Search code examples
javamysqlregexposixmysql-5.7

Verify if a regex is Posix compatible


I would like to know if there is a way to verify if a regular expression is Posix compatible using Java.

I'm using MySQL 5.7 version and I can't use "normal" regular expressions with the REGEXP function:

MySQL uses Henry Spencer's implementation of regular expressions, which is aimed at conformance with POSIX 1003.2. MySQL uses the extended version to support regular expression pattern-matching operations in SQL statements.

If I tried to use some of this tokens, for example:

  • \w
  • \d
  • (?:

They are considered invalid or just ignored by the MySQL. Probably there are another ones.

I'm aware the Java Pattern class can be used to verify if a regex is valid using:

Pattern.compile(regex);

Returning an exception if the regex is invalid. However, as I said, I'm trying to validate if the regex is only Posix compatible, so I could validate the regex input before save the information on database.


Solution

  • Syntax like \w, \d, (?:) is supported in Perl-compatible regular expressions (PCRE), not in POSIX. Tools like egrep support enhanced features for compatibility, but that doesn't make them POSIX.

    From the man page for re_format(7):

    ENHANCED FEATURES

    When the REG_ENHANCED flag is passed to one of the regcomp() variants, additional features are activated. Like the enhanced regex implementations in scripting languages such as perl(1) and python(1), these additional features may conflict with the IEEE Std 1003.2 (``POSIX.2'') standards in some ways. Use this with care in situations which require portability (including to past versions of the Mac OS X using the previous regex implementation).

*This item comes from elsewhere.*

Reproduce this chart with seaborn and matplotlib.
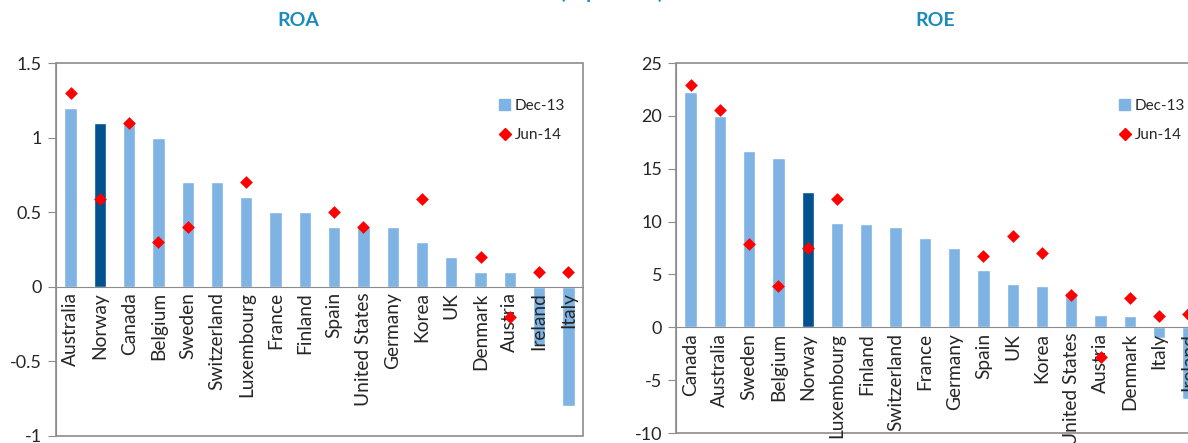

    There's a distinction between "extended" and "enhanced." Extended refers to levels of POSIX regular expression features. Enhanced refers to the syntax that is supported by PCRE but not by POSIX.

    You can do many of the things you want in POSIX syntax:

    • For \w, use [[:alnum:]_].

    • For \d, use [[:digit:]].

    • The (?:) syntax is unnecessary, because MySQL REGEXP doesn't support capturing groups anyway. You can simply use () for grouping.

    I don't think it's necessary to use a Java validator to parse your regular expressions. You should be able to read the documentation and use only features that appear in that doc.

    I mean, really, regular expressions syntax is not that complex. You could create a quick-reference sheet on a Post-It note.